» BRIEF: Leave out all pictures. Return exactly the lines from the top of the material through the line containing "244, 255, 266, 277, 288, 299]".

» MATERIAL:

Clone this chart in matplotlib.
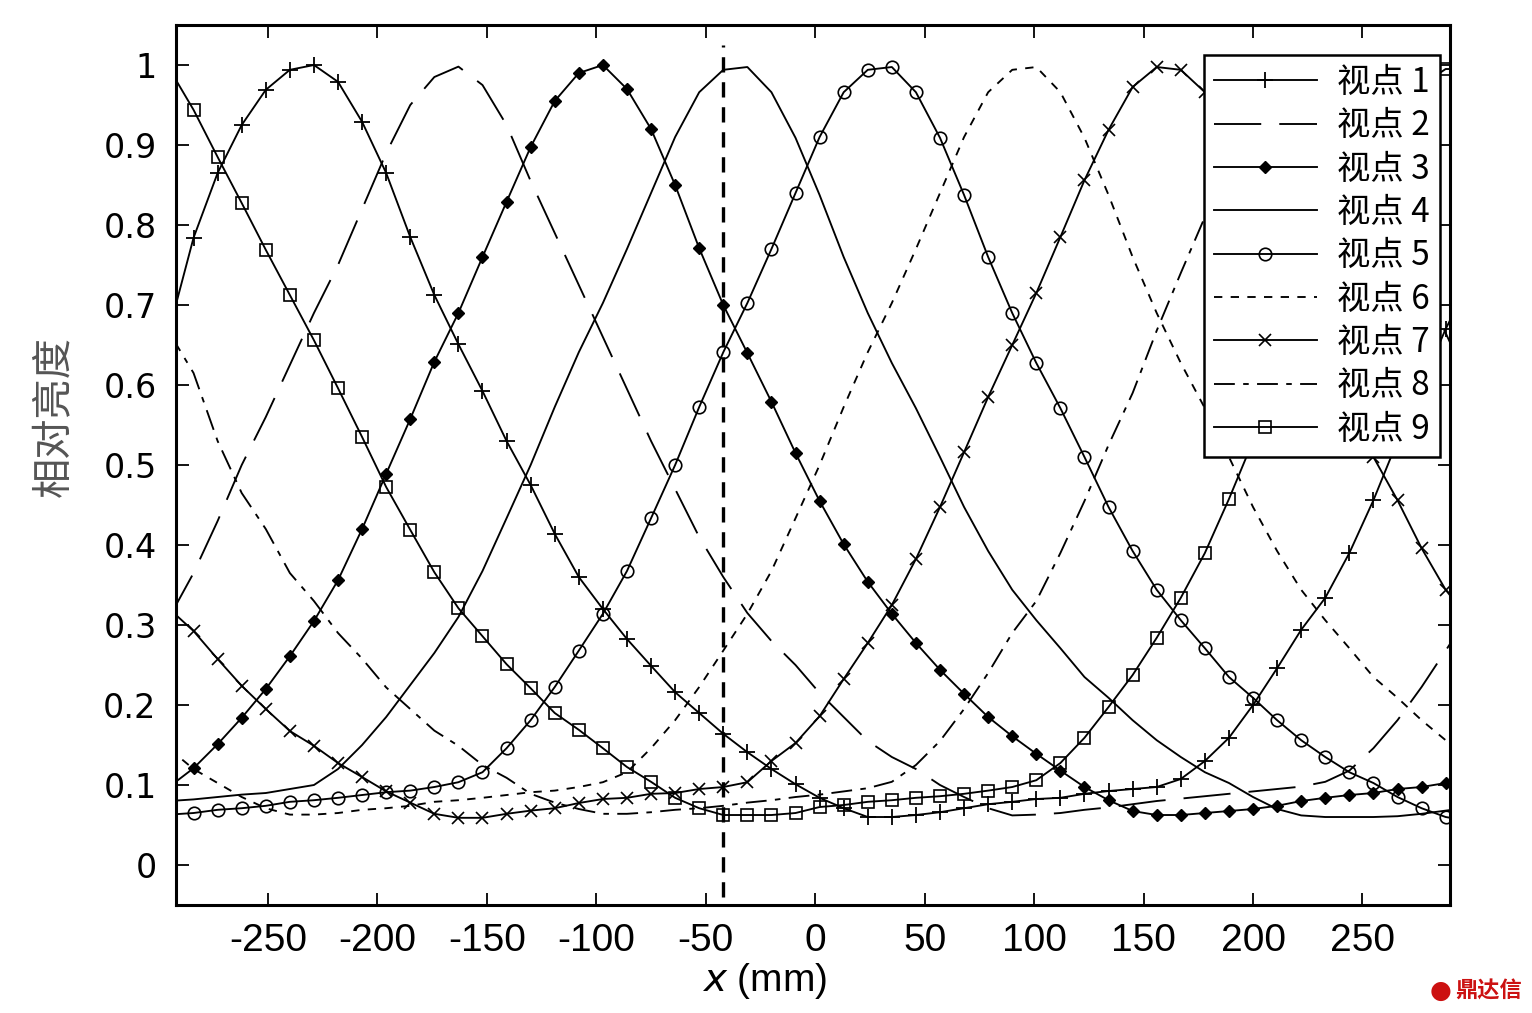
import matplotlib
matplotlib.use('Agg')
import matplotlib.pyplot as plt

plt.rcParams['lines.scale_dashes'] = False

# ---------------- data ----------------
x_mm = [-295, -284, -273, -262, -251, -240, -229, -218, -207, -196, -185, -174, -163, -152,
        -141, -130, -119, -108, -97, -86, -75, -64, -53, -42, -31, -20, -9, 2, 13, 24, 35,
        46, 57, 68, 79, 90, 101, 112, 123, 134, 145, 156, 167, 178, 189, 200, 211, 222, 233,
        244, 255, 266, 277, 288, 299]

view1 = [0.67, 0.784, 0.865, 0.925, 0.969, 0.994, 1.0, 0.979, 0.929, 0.865,
         0.785, 0.7125, 0.651, 0.5925, 0.53, 0.475, 0.414, 0.36, 0.32, 0.2825,
         0.249, 0.216, 0.19, 0.164, 0.141, 0.12, 0.101, 0.084, 0.071, 0.06,
         0.06, 0.0625, 0.066, 0.071, 0.076, 0.079, 0.0825, 0.084, 0.089, 0.0925,
         0.095, 0.0975, 0.1075, 0.13, 0.159, 0.2, 0.246, 0.294, 0.334, 0.39,
         0.456, 0.53, 0.60, 0.67, 0.73]
view2 = [0.31, 0.365, 0.43, 0.50, 0.56, 0.625, 0.69, 0.75, 0.82, 0.89,
         0.95, 0.985, 0.998, 0.975, 0.925, 0.855, 0.79, 0.725, 0.66, 0.595,
         0.53, 0.47, 0.41, 0.36, 0.315, 0.28, 0.25, 0.215, 0.185, 0.155,
         0.135, 0.12, 0.1, 0.085, 0.071, 0.062, 0.063, 0.065, 0.069, 0.072,
         0.076, 0.08, 0.083, 0.086, 0.089, 0.092, 0.095, 0.098, 0.104, 0.118,
         0.146, 0.181, 0.2225, 0.268, 0.314]
view3 = [0.098, 0.121, 0.151, 0.184, 0.22, 0.261, 0.305, 0.356, 0.42, 0.489,
         0.5575, 0.629, 0.69, 0.76, 0.829, 0.8975, 0.955, 0.99, 1.0, 0.97,
         0.92, 0.85, 0.771, 0.70, 0.64, 0.579, 0.515, 0.455, 0.401, 0.354,
         0.314, 0.2775, 0.244, 0.214, 0.185, 0.161, 0.139, 0.118, 0.0975, 0.081,
         0.0675, 0.0625, 0.0625, 0.065, 0.0675, 0.07, 0.074, 0.08, 0.084, 0.0875,
         0.09, 0.095, 0.0975, 0.1025, 0.106]
view4 = [0.08, 0.082, 0.085, 0.088, 0.09, 0.095, 0.1, 0.12, 0.15, 0.185,
         0.225, 0.265, 0.31, 0.3675, 0.4335, 0.5, 0.5725, 0.641, 0.7025, 0.77,
         0.84, 0.91, 0.966, 0.994, 0.9975, 0.966, 0.909, 0.8375, 0.76, 0.69,
         0.6275, 0.571, 0.51, 0.4475, 0.3925, 0.344, 0.306, 0.271, 0.235, 0.209,
         0.181, 0.156, 0.135, 0.116, 0.1025, 0.085, 0.07, 0.062, 0.06, 0.06,
         0.06, 0.061, 0.064, 0.068, 0.072]
view5 = [0.063, 0.065, 0.069, 0.071, 0.074, 0.079, 0.081, 0.084, 0.0875, 0.091,
         0.093, 0.0975, 0.1035, 0.116, 0.146, 0.181, 0.2225, 0.268, 0.314, 0.3675,
         0.4335, 0.5, 0.5725, 0.641, 0.7025, 0.77, 0.84, 0.91, 0.966, 0.994,
         0.9975, 0.966, 0.909, 0.8375, 0.76, 0.69, 0.6275, 0.571, 0.51, 0.4475,
         0.3925, 0.344, 0.306, 0.271, 0.235, 0.209, 0.181, 0.156, 0.135, 0.116,
         0.1025, 0.085, 0.071, 0.06, 0.055]
view6 = [0.145, 0.12, 0.1025, 0.085, 0.071, 0.063, 0.063, 0.065, 0.069, 0.071,
         0.074, 0.079, 0.081, 0.084, 0.0875, 0.091, 0.093, 0.0975, 0.1035, 0.116,
         0.146, 0.181, 0.2225, 0.268, 0.314, 0.3675, 0.4335, 0.5, 0.5725, 0.641,
         0.7025, 0.77, 0.84, 0.91, 0.966, 0.994, 0.9975, 0.966, 0.909, 0.8375,
         0.76, 0.69, 0.6275, 0.571, 0.51, 0.4475, 0.3925, 0.344, 0.306, 0.271,
         0.235, 0.209, 0.181, 0.156, 0.135]
view7 = [0.32, 0.2925, 0.2575, 0.224, 0.195, 0.1675, 0.149, 0.1275, 0.11, 0.092,
         0.078, 0.064, 0.059, 0.059, 0.064, 0.068, 0.071, 0.0775, 0.0825, 0.084,
         0.089, 0.09, 0.095, 0.0975, 0.1035, 0.13, 0.1525, 0.186, 0.2325, 0.2775,
         0.325, 0.3825, 0.4475, 0.516, 0.585, 0.65, 0.715, 0.785, 0.856, 0.919,
         0.9725, 0.9975, 0.994, 0.966, 0.909, 0.8375, 0.76, 0.69, 0.6275, 0.571,
         0.51, 0.456, 0.396, 0.344, 0.306]
view8 = [0.665, 0.615, 0.53, 0.465, 0.42, 0.365, 0.33, 0.29, 0.258, 0.222,
         0.195, 0.168, 0.149, 0.125, 0.109, 0.089, 0.078, 0.07, 0.064, 0.064,
         0.066, 0.069, 0.071, 0.074, 0.078, 0.081, 0.085, 0.088, 0.092, 0.096,
         0.104, 0.125, 0.155, 0.195, 0.24, 0.29, 0.33, 0.39, 0.455, 0.525,
         0.59, 0.668, 0.74, 0.81, 0.88, 0.94, 0.98, 0.997, 0.99, 0.95,
         0.88, 0.8, 0.73, 0.665, 0.6]
view9 = [0.995, 0.944, 0.885, 0.8275, 0.769, 0.7125, 0.656, 0.596, 0.535, 0.4725,
         0.419, 0.366, 0.321, 0.286, 0.251, 0.221, 0.19, 0.169, 0.146, 0.1225,
         0.104, 0.084, 0.071, 0.0625, 0.0625, 0.0625, 0.065, 0.0725, 0.075, 0.079,
         0.081, 0.084, 0.086, 0.089, 0.093, 0.0975, 0.106, 0.1275, 0.159, 0.1975,
         0.2375, 0.284, 0.334, 0.39, 0.4575, 0.53, 0.60, 0.67, 0.735, 0.80,
         0.87, 0.93, 0.975, 0.995, 0.995]

series = [view1, view2, view3, view4, view5, view6, view7, view8, view9]
labels = ['视点 1', '视点 2', '视点 3', '视点 4', '视点 5', '视点 6', '视点 7', '视点 8', '视点 9']

marker_x = [-42, -42]
marker_y = [-0.04, 1.025]

xticks = [-250, -200, -150, -100, -50, 0, 50, 100, 150, 200, 250]
yticks = [0, 0.1, 0.2, 0.3, 0.4, 0.5, 0.6, 0.7, 0.8, 0.9, 1]
ytick_labels = ['0', '0.1', '0.2', '0.3', '0.4', '0.5', '0.6', '0.7', '0.8', '0.9', '1']

# ---------------- styles ----------------
LW = 1.35
styles = [
    dict(ls='-', marker='+', ms=11, mew=1.3),
    dict(ls=(0, (34, 13))),
    dict(ls='-', marker='D', ms=6, mfc='k', mew=1.0),
    dict(ls='-'),
    dict(ls='-', marker='o', ms=9, mfc='none', mew=1.2),
    dict(ls=(0, (6, 6))),
    dict(ls='-', marker='x', ms=9, mew=1.2),
    dict(ls=(0, (15, 6, 4, 6))),
    dict(ls='-', marker='s', ms=9, mfc='none', mew=1.2),
]

cjk = ['Noto Sans CJK SC', 'DejaVu Sans']
narrow = ['Liberation Sans', 'DejaVu Sans']

fig = plt.figure(figsize=(15.32, 10.13), dpi=100)
ax = fig.add_axes([0.1149, 0.1066, 0.8316, 0.8687])

for vals, lab, st in zip(series, labels, styles):
    ax.plot(x_mm, vals, color='k', lw=LW, label=lab, **st)

ax.plot(marker_x, marker_y, color='k', lw=2.4, ls=(0, (11, 7)), label='_nolegend_')

ax.set_xlim(-292, 290)
ax.set_ylim(-0.05, 1.05)
ax.set_xticks(xticks)
ax.set_xticklabels([str(t) for t in xticks], family=narrow, fontsize=28)
ax.set_yticks(yticks)
ax.set_yticklabels(ytick_labels, family='DejaVu Sans', fontsize=24)
ax.tick_params(axis='both', direction='in', length=9, width=1.3, top=True, right=True)
ax.tick_params(axis='x', pad=13)
ax.tick_params(axis='y', pad=14)
for sp in ax.spines.values():
    sp.set_linewidth(2.2)

ax.set_ylabel('相对亮度', family=cjk, fontsize=29, color='#555555')
ax.yaxis.set_label_coords(-0.080, 0.555)
ax.set_xlabel(r'$\mathit{x}$ (mm)', family=narrow, fontsize=28)
ax.xaxis.set_label_coords(0.462, -0.064)

leg = ax.legend(loc='upper right', bbox_to_anchor=(0.992, 0.966), borderaxespad=0,
                prop={'family': cjk, 'size': 24}, frameon=True, fancybox=False,
                framealpha=1, edgecolor='k', handlelength=3.1, handletextpad=0.6,
                labelspacing=0.25, borderpad=0.3, numpoints=1)
leg.get_frame().set_linewidth(1.8)

fig.text(0.94, 0.022, '●', color='#cc1111', fontsize=18, ha='center', va='center')
fig.text(0.972, 0.022, '鼎达信', family=cjk, color='#cc1111', fontsize=16,
         fontweight='bold', ha='center', va='center')

fig.savefig('out.png', dpi=100)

» ANSWER BELOW:
Clone this chart in matplotlib.
import matplotlib
matplotlib.use('Agg')
import matplotlib.pyplot as plt

plt.rcParams['lines.scale_dashes'] = False

# ---------------- data ----------------
x_mm = [-295, -284, -273, -262, -251, -240, -229, -218, -207, -196, -185, -174, -163, -152,
        -141, -130, -119, -108, -97, -86, -75, -64, -53, -42, -31, -20, -9, 2, 13, 24, 35,
        46, 57, 68, 79, 90, 101, 112, 123, 134, 145, 156, 167, 178, 189, 200, 211, 222, 233,
        244, 255, 266, 277, 288, 299]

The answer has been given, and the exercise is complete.